[start Data shown]

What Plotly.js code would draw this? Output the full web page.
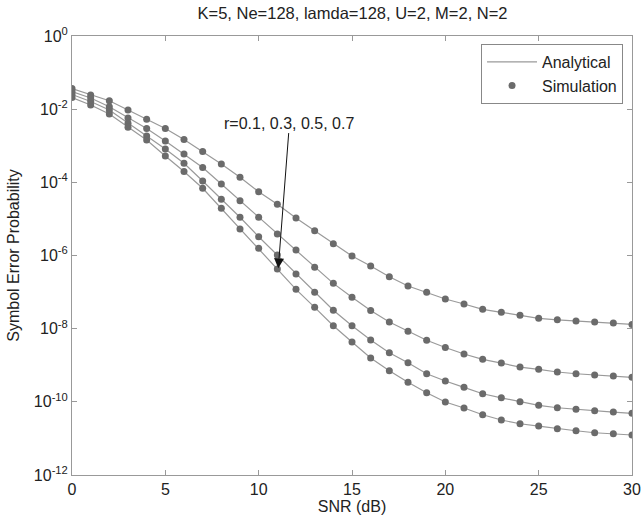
<!DOCTYPE html>
<html>
<head>
<meta charset="utf-8">
<script src="https://cdn.plot.ly/plotly-3.0.1.min.js"></script>
<style>html,body{margin:0;padding:0;background:#fff;}#chart{width:641px;height:520px;}</style>
</head>
<body>
<div id="chart"></div>
<script>
const snr = [0,1,2,3,4,5,6,7,8,9,10,11,12,13,14,15,16,17,18,19,20,21,22,23,24,25,26,27,28,29,30];

const ser_r01 = [3.67e-2,2.44e-2,1.70e-2,9.5e-3,5.28e-3,2.96e-3,1.48e-3,6.96e-4,3.17e-4,1.37e-4,5.54e-5,2.51e-5,1.06e-5,4.76e-6,2.09e-6,9.68e-7,5.16e-7,2.63e-7,1.46e-7,9.85e-8,6.46e-8,4.72e-8,3.38e-8,2.80e-8,2.32e-8,1.92e-8,1.75e-8,1.62e-8,1.52e-8,1.43e-8,1.31e-8];
const ser_r03 = [3.04e-2,2.02e-2,1.17e-2,5.73e-3,2.96e-3,1.35e-3,5.94e-4,2.54e-4,9.0e-5,3.15e-5,1.11e-5,3.86e-6,1.41e-6,4.75e-7,1.73e-7,7.23e-8,3.13e-8,1.52e-8,8.51e-9,4.83e-9,3.05e-9,2.03e-9,1.45e-9,1.15e-9,8.93e-10,7.73e-10,6.53e-10,5.86e-10,5.41e-10,5.07e-10,4.68e-10];
const ser_r05 = [2.52e-2,1.62e-2,9.5e-3,4.10e-3,1.85e-3,8.15e-4,3.31e-4,1.09e-4,3.44e-5,1.11e-5,3.26e-6,1.03e-6,3.12e-7,9.85e-8,3.19e-8,1.20e-8,4.89e-9,2.20e-9,1.17e-9,5.86e-10,3.71e-10,2.49e-10,1.66e-10,1.29e-10,1.01e-10,8.02e-11,6.90e-11,6.24e-11,5.71e-11,5.26e-11,4.85e-11];
const ser_r07 = [2.08e-2,1.30e-2,7.38e-3,3.19e-3,1.44e-3,5.25e-4,1.98e-4,6.87e-5,1.95e-5,5.30e-6,1.57e-6,4.27e-7,1.19e-7,3.83e-8,1.20e-8,4.31e-9,1.57e-9,7.08e-10,3.41e-10,1.77e-10,9.88e-11,6.76e-11,4.44e-11,3.18e-11,2.52e-11,2.18e-11,1.84e-11,1.62e-11,1.43e-11,1.34e-11,1.24e-11];

const seriesList = [ser_r01, ser_r03, ser_r05, ser_r07];
const yTickVals = [1, 1e-2, 1e-4, 1e-6, 1e-8, 1e-10, 1e-12];
const yTickText = ['10<sup>0</sup>', '10<sup>-2</sup>', '10<sup>-4</sup>', '10<sup>-6</sup>', '10<sup>-8</sup>', '10<sup>-10</sup>', '10<sup>-12</sup>'];
const xTickVals = [0,5,10,15,20,25,30];

const FONT = "Liberation Sans, Arial, Helvetica, sans-serif";
const traces = [];
seriesList.forEach((s, i) => {
  traces.push({
    x: snr, y: s, type: 'scatter', mode: 'lines',
    line: {color: '#9a9a9a', width: 1.2},
    name: 'Analytical', legendgroup: 'a', showlegend: i === 0,
    hoverinfo: 'skip'
  });
});
seriesList.forEach((s, i) => {
  traces.push({
    x: snr, y: s, type: 'scatter', mode: 'markers',
    marker: {color: '#6b6b6b', size: 7},
    name: 'Simulation', legendgroup: 'b', showlegend: i === 0
  });
});

const layout = {
  width: 641, height: 520,
  margin: {l: 72, r: 9, t: 36, b: 45},
  paper_bgcolor: '#fff', plot_bgcolor: '#fff',
  font: {family: FONT, size: 16, color: '#222'},
  title: {text: 'K=5, Ne=128, lamda=128, U=2, M=2, N=2', font: {family: FONT, size: 16.5, color: '#222'}, x: 0.55, xanchor: 'center', y: 0.975, yanchor: 'middle'},
  xaxis: {
    range: [0, 30], tickvals: xTickVals, ticks: 'inside', ticklen: 5, tickcolor: '#999',
    showline: true, linecolor: '#999', linewidth: 1, mirror: 'ticks', showgrid: false, zeroline: false,
    tickfont: {family: FONT, size: 16, color: '#222'},
    title: {text: 'SNR (dB)', font: {family: FONT, size: 16, color: '#222'}, standoff: 3}
  },
  yaxis: {
    type: 'log', range: [-12, 0], tickvals: yTickVals, ticktext: yTickText,
    ticks: 'inside', ticklen: 5, tickcolor: '#999',
    showline: true, linecolor: '#999', linewidth: 1, mirror: 'ticks', showgrid: false, zeroline: false,
    tickfont: {family: FONT, size: 16, color: '#222'},
    title: {text: 'Symbol Error Probability', font: {family: FONT, size: 16, color: '#222'}, standoff: 10}
  },
  legend: {
    x: 0.984, y: 0.982, xanchor: 'right', yanchor: 'top',
    bgcolor: '#fff', bordercolor: '#888', borderwidth: 1,
    font: {family: FONT, size: 16, color: '#222'},
    itemwidth: 50, tracegroupgap: 0
  },
  annotations: [{
    x: 11.05, y: -6.35, xref: 'x', yref: 'y',
    ax: 11.65, ay: -2.38, axref: 'x', ayref: 'y',
    text: 'r=0.1, 0.3, 0.5, 0.7', showarrow: true,
    arrowhead: 2, arrowsize: 2, arrowwidth: 1, arrowcolor: '#111',
    font: {family: FONT, size: 16, color: '#222'}
  }]
};

Plotly.newPlot('chart', traces, layout, {displayModeBar: false, staticPlot: true});
</script>
</body>
</html>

[end Data shown]

# What to produce
Would you set down the listing exactly, omitting pictures?

# Final result
What Plotly.js code would draw this? Output the full web page.
<!DOCTYPE html>
<html>
<head>
<meta charset="utf-8">
<script src="https://cdn.plot.ly/plotly-3.0.1.min.js"></script>
<style>html,body{margin:0;padding:0;background:#fff;}#chart{width:641px;height:520px;}</style>
</head>
<body>
<div id="chart"></div>
<script>
const snr = [0,1,2,3,4,5,6,7,8,9,10,11,12,13,14,15,16,17,18,19,20,21,22,23,24,25,26,27,28,29,30];

const ser_r01 = [3.67e-2,2.44e-2,1.70e-2,9.5e-3,5.28e-3,2.96e-3,1.48e-3,6.96e-4,3.17e-4,1.37e-4,5.54e-5,2.51e-5,1.06e-5,4.76e-6,2.09e-6,9.68e-7,5.16e-7,2.63e-7,1.46e-7,9.85e-8,6.46e-8,4.72e-8,3.38e-8,2.80e-8,2.32e-8,1.92e-8,1.75e-8,1.62e-8,1.52e-8,1.43e-8,1.31e-8];
const ser_r03 = [3.04e-2,2.02e-2,1.17e-2,5.73e-3,2.96e-3,1.35e-3,5.94e-4,2.54e-4,9.0e-5,3.15e-5,1.11e-5,3.86e-6,1.41e-6,4.75e-7,1.73e-7,7.23e-8,3.13e-8,1.52e-8,8.51e-9,4.83e-9,3.05e-9,2.03e-9,1.45e-9,1.15e-9,8.93e-10,7.73e-10,6.53e-10,5.86e-10,5.41e-10,5.07e-10,4.68e-10];
const ser_r05 = [2.52e-2,1.62e-2,9.5e-3,4.10e-3,1.85e-3,8.15e-4,3.31e-4,1.09e-4,3.44e-5,1.11e-5,3.26e-6,1.03e-6,3.12e-7,9.85e-8,3.19e-8,1.20e-8,4.89e-9,2.20e-9,1.17e-9,5.86e-10,3.71e-10,2.49e-10,1.66e-10,1.29e-10,1.01e-10,8.02e-11,6.90e-11,6.24e-11,5.71e-11,5.26e-11,4.85e-11];
const ser_r07 = [2.08e-2,1.30e-2,7.38e-3,3.19e-3,1.44e-3,5.25e-4,1.98e-4,6.87e-5,1.95e-5,5.30e-6,1.57e-6,4.27e-7,1.19e-7,3.83e-8,1.20e-8,4.31e-9,1.57e-9,7.08e-10,3.41e-10,1.77e-10,9.88e-11,6.76e-11,4.44e-11,3.18e-11,2.52e-11,2.18e-11,1.84e-11,1.62e-11,1.43e-11,1.34e-11,1.24e-11];

const seriesList = [ser_r01, ser_r03, ser_r05, ser_r07];
const yTickVals = [1, 1e-2, 1e-4, 1e-6, 1e-8, 1e-10, 1e-12];
const yTickText = ['10<sup>0</sup>', '10<sup>-2</sup>', '10<sup>-4</sup>', '10<sup>-6</sup>', '10<sup>-8</sup>', '10<sup>-10</sup>', '10<sup>-12</sup>'];
const xTickVals = [0,5,10,15,20,25,30];

const FONT = "Liberation Sans, Arial, Helvetica, sans-serif";
const traces = [];
seriesList.forEach((s, i) => {
  traces.push({
    x: snr, y: s, type: 'scatter', mode: 'lines',
    line: {color: '#9a9a9a', width: 1.2},
    name: 'Analytical', legendgroup: 'a', showlegend: i === 0,
    hoverinfo: 'skip'
  });
});
seriesList.forEach((s, i) => {
  traces.push({
    x: snr, y: s, type: 'scatter', mode: 'markers',
    marker: {color: '#6b6b6b', size: 7},
    name: 'Simulation', legendgroup: 'b', showlegend: i === 0
  });
});

const layout = {
  width: 641, height: 520,
  margin: {l: 72, r: 9, t: 36, b: 45},
  paper_bgcolor: '#fff', plot_bgcolor: '#fff',
  font: {family: FONT, size: 16, color: '#222'},
  title: {text: 'K=5, Ne=128, lamda=128, U=2, M=2, N=2', font: {family: FONT, size: 16.5, color: '#222'}, x: 0.55, xanchor: 'center', y: 0.975, yanchor: 'middle'},
  xaxis: {
    range: [0, 30], tickvals: xTickVals, ticks: 'inside', ticklen: 5, tickcolor: '#999',
    showline: true, linecolor: '#999', linewidth: 1, mirror: 'ticks', showgrid: false, zeroline: false,
    tickfont: {family: FONT, size: 16, color: '#222'},
    title: {text: 'SNR (dB)', font: {family: FONT, size: 16, color: '#222'}, standoff: 3}
  },
  yaxis: {
    type: 'log', range: [-12, 0], tickvals: yTickVals, ticktext: yTickText,
    ticks: 'inside', ticklen: 5, tickcolor: '#999',
    showline: true, linecolor: '#999', linewidth: 1, mirror: 'ticks', showgrid: false, zeroline: false,
    tickfont: {family: FONT, size: 16, color: '#222'},
    title: {text: 'Symbol Error Probability', font: {family: FONT, size: 16, color: '#222'}, standoff: 10}
  },
  legend: {
    x: 0.984, y: 0.982, xanchor: 'right', yanchor: 'top',
    bgcolor: '#fff', bordercolor: '#888', borderwidth: 1,
    font: {family: FONT, size: 16, color: '#222'},
    itemwidth: 50, tracegroupgap: 0
  },
  annotations: [{
    x: 11.05, y: -6.35, xref: 'x', yref: 'y',
    ax: 11.65, ay: -2.38, axref: 'x', ayref: 'y',
    text: 'r=0.1, 0.3, 0.5, 0.7', showarrow: true,
    arrowhead: 2, arrowsize: 2, arrowwidth: 1, arrowcolor: '#111',
    font: {family: FONT, size: 16, color: '#222'}
  }]
};

Plotly.newPlot('chart', traces, layout, {displayModeBar: false, staticPlot: true});
</script>
</body>
</html>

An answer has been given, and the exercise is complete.